┌──

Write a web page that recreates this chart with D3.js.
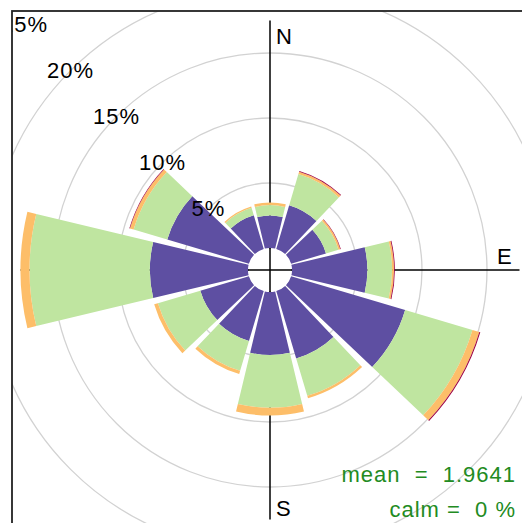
<!DOCTYPE html>
<meta charset="utf-8">
<style>
body { margin: 0; background: #fff; }
svg { display: block; font-family: "Liberation Sans", Arial, sans-serif; }
svg text { font-size: 22px; letter-spacing: 1px; }
</style>
<body>
<script src="https://cdn.jsdelivr.net/npm/d3@7"></script>
<script>

// wind directions (degrees) and % frequency per speed band
var directions = [0, 30, 60, 90, 120, 150, 180, 210, 240, 270, 300, 330];
var band1 = [2.5, 3.5, 2.8, 5.8, 9.15, 5.4, 4.85, 4.0, 3.9, 7.55, 6.55, 2.7];
var band2 = [0.8, 2.5, 1.0, 1.9, 5.4, 3.0, 4.05, 2.4, 3.4, 9.25, 2.7, 0.6];
var band3 = [0.2, 0.2, 0.15, 0.15, 0.55, 0.2, 0.6, 0.25, 0.3, 0.7, 0.3, 0.1];
var band4 = [0, 0.06, 0.04, 0.06, 0.08, 0, 0, 0, 0, 0, 0.04, 0];
var bandColours = ["#5E4FA2", "#BFE5A0", "#FDBE69", "#9E0142"];
var gridTicks = [5, 10, 15, 20];
var labelTicks = [5, 10, 15, 20, 25];
var meanText = "mean  =  1.9641";
var calmText = "calm =  0 %";

var W = 522, H = 523;
var cx = 270, cy = 270;
var seg = 0.9, angle = 30;

var svg = d3.select("body").append("svg")
    .attr("width", W)
    .attr("height", H);

svg.append("clipPath").attr("id", "panel")
  .append("rect").attr("x", 12).attr("y", 11).attr("width", W).attr("height", H);

var g = svg.append("g").attr("clip-path", "url(#panel)")
  .append("g").attr("transform", "translate(" + cx + "," + cy + ")");

// radius scale (with the hollow centre offset)
var r = d3.scaleLinear().domain([0, 20]).range([22, 282]);

// grid circles
g.selectAll(".grid")
    .data(gridTicks)
  .enter().append("circle")
    .attr("r", function(d) { return r(d); })
    .attr("fill", "none")
    .attr("stroke", "#d2d2d2")
    .attr("stroke-width", 1.3);

// axis cross
var maxR = r(17.5);
g.append("line").attr("x1", 0).attr("x2", 0).attr("y1", -maxR).attr("y2", maxR)
    .attr("stroke", "#000").attr("stroke-width", 1.5);
g.append("line").attr("x1", -maxR).attr("x2", maxR).attr("y1", 0).attr("y2", 0)
    .attr("stroke", "#000").attr("stroke-width", 1.5);

// build stacked wedges
var bands = [band1, band2, band3, band4];
var wedges = [];
directions.forEach(function(dir, i) {
  var cum = 0;
  bands.forEach(function(b, j) {
    if (b[i] > 0) {
      wedges.push({dir: dir, lo: cum, hi: cum + b[i], col: bandColours[j]});
    }
    cum += b[i];
  });
});

var arc = d3.arc()
    .innerRadius(function(d) { return r(d.lo); })
    .outerRadius(function(d) { return r(d.hi); })
    .startAngle(function(d) { return (d.dir - seg * angle / 2) * Math.PI / 180; })
    .endAngle(function(d) { return (d.dir + seg * angle / 2) * Math.PI / 180; });

g.selectAll(".wedge")
    .data(wedges)
  .enter().append("path")
    .attr("d", arc)
    .attr("fill", function(d) { return d.col; });

// hollow centre
g.append("circle").attr("r", r(0) - 0.5).attr("fill", "#fff");
g.append("line").attr("x1", 0).attr("x2", 0).attr("y1", -r(0)).attr("y2", r(0))
    .attr("stroke", "#000").attr("stroke-width", 1.5);
g.append("line").attr("x1", -r(0)).attr("x2", r(0)).attr("y1", 0).attr("y2", 0)
    .attr("stroke", "#000").attr("stroke-width", 1.5);

// percentage labels along the NW diagonal
var la = 315 * Math.PI / 180;
g.selectAll(".plab")
    .data(labelTicks)
  .enter().append("text")
    .attr("x", function(d) { return r(d) * Math.sin(la); })
    .attr("y", function(d) { return -r(d) * Math.cos(la); })
    .attr("dy", "0.35em")
    .attr("text-anchor", "middle")
    .text(function(d) { return d + "%"; });

// compass labels
g.append("text").attr("x", 6).attr("y", -226).text("N");
g.append("text").attr("x", 227).attr("y", -6).text("E");
g.append("text").attr("x", 6).attr("y", 246).text("S");

// mean / calm annotation
svg.append("text").attr("x", 516).attr("y", 482)
    .attr("text-anchor", "end").attr("xml:space", "preserve")
    .attr("fill", "forestgreen")
    .text(meanText);
svg.append("text").attr("x", 516).attr("y", 517)
    .attr("text-anchor", "end").attr("xml:space", "preserve")
    .attr("fill", "forestgreen")
    .text(calmText);

// panel frame
svg.append("rect").attr("x", 12).attr("y", 11).attr("width", W).attr("height", H)
    .attr("fill", "none").attr("stroke", "#222").attr("stroke-width", 1.8);

</script>
</body>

└──

=== To be done ===
Replicate the material above verbatim; images stay out of the copy.

=== Exercise response ===
Write a web page that recreates this chart with D3.js.
<!DOCTYPE html>
<meta charset="utf-8">
<style>
body { margin: 0; background: #fff; }
svg { display: block; font-family: "Liberation Sans", Arial, sans-serif; }
svg text { font-size: 22px; letter-spacing: 1px; }
</style>
<body>
<script src="https://cdn.jsdelivr.net/npm/d3@7"></script>
<script>

// wind directions (degrees) and % frequency per speed band
var directions = [0, 30, 60, 90, 120, 150, 180, 210, 240, 270, 300, 330];
var band1 = [2.5, 3.5, 2.8, 5.8, 9.15, 5.4, 4.85, 4.0, 3.9, 7.55, 6.55, 2.7];
var band2 = [0.8, 2.5, 1.0, 1.9, 5.4, 3.0, 4.05, 2.4, 3.4, 9.25, 2.7, 0.6];
var band3 = [0.2, 0.2, 0.15, 0.15, 0.55, 0.2, 0.6, 0.25, 0.3, 0.7, 0.3, 0.1];
var band4 = [0, 0.06, 0.04, 0.06, 0.08, 0, 0, 0, 0, 0, 0.04, 0];
var bandColours = ["#5E4FA2", "#BFE5A0", "#FDBE69", "#9E0142"];
var gridTicks = [5, 10, 15, 20];
var labelTicks = [5, 10, 15, 20, 25];
var meanText = "mean  =  1.9641";
var calmText = "calm =  0 %";

var W = 522, H = 523;
var cx = 270, cy = 270;
var seg = 0.9, angle = 30;

var svg = d3.select("body").append("svg")
    .attr("width", W)
    .attr("height", H);

svg.append("clipPath").attr("id", "panel")
  .append("rect").attr("x", 12).attr("y", 11).attr("width", W).attr("height", H);

var g = svg.append("g").attr("clip-path", "url(#panel)")
  .append("g").attr("transform", "translate(" + cx + "," + cy + ")");

// radius scale (with the hollow centre offset)
var r = d3.scaleLinear().domain([0, 20]).range([22, 282]);

// grid circles
g.selectAll(".grid")
    .data(gridTicks)
  .enter().append("circle")
    .attr("r", function(d) { return r(d); })
    .attr("fill", "none")
    .attr("stroke", "#d2d2d2")
    .attr("stroke-width", 1.3);

// axis cross
var maxR = r(17.5);
g.append("line").attr("x1", 0).attr("x2", 0).attr("y1", -maxR).attr("y2", maxR)
    .attr("stroke", "#000").attr("stroke-width", 1.5);
g.append("line").attr("x1", -maxR).attr("x2", maxR).attr("y1", 0).attr("y2", 0)
    .attr("stroke", "#000").attr("stroke-width", 1.5);

// build stacked wedges
var bands = [band1, band2, band3, band4];
var wedges = [];
directions.forEach(function(dir, i) {
  var cum = 0;
  bands.forEach(function(b, j) {
    if (b[i] > 0) {
      wedges.push({dir: dir, lo: cum, hi: cum + b[i], col: bandColours[j]});
    }
    cum += b[i];
  });
});

var arc = d3.arc()
    .innerRadius(function(d) { return r(d.lo); })
    .outerRadius(function(d) { return r(d.hi); })
    .startAngle(function(d) { return (d.dir - seg * angle / 2) * Math.PI / 180; })
    .endAngle(function(d) { return (d.dir + seg * angle / 2) * Math.PI / 180; });

g.selectAll(".wedge")
    .data(wedges)
  .enter().append("path")
    .attr("d", arc)
    .attr("fill", function(d) { return d.col; });

// hollow centre
g.append("circle").attr("r", r(0) - 0.5).attr("fill", "#fff");
g.append("line").attr("x1", 0).attr("x2", 0).attr("y1", -r(0)).attr("y2", r(0))
    .attr("stroke", "#000").attr("stroke-width", 1.5);
g.append("line").attr("x1", -r(0)).attr("x2", r(0)).attr("y1", 0).attr("y2", 0)
    .attr("stroke", "#000").attr("stroke-width", 1.5);

// percentage labels along the NW diagonal
var la = 315 * Math.PI / 180;
g.selectAll(".plab")
    .data(labelTicks)
  .enter().append("text")
    .attr("x", function(d) { return r(d) * Math.sin(la); })
    .attr("y", function(d) { return -r(d) * Math.cos(la); })
    .attr("dy", "0.35em")
    .attr("text-anchor", "middle")
    .text(function(d) { return d + "%"; });

// compass labels
g.append("text").attr("x", 6).attr("y", -226).text("N");
g.append("text").attr("x", 227).attr("y", -6).text("E");
g.append("text").attr("x", 6).attr("y", 246).text("S");

// mean / calm annotation
svg.append("text").attr("x", 516).attr("y", 482)
    .attr("text-anchor", "end").attr("xml:space", "preserve")
    .attr("fill", "forestgreen")
    .text(meanText);
svg.append("text").attr("x", 516).attr("y", 517)
    .attr("text-anchor", "end").attr("xml:space", "preserve")
    .attr("fill", "forestgreen")
    .text(calmText);

// panel frame
svg.append("rect").attr("x", 12).attr("y", 11).attr("width", W).attr("height", H)
    .attr("fill", "none").attr("stroke", "#222").attr("stroke-width", 1.8);

</script>
</body>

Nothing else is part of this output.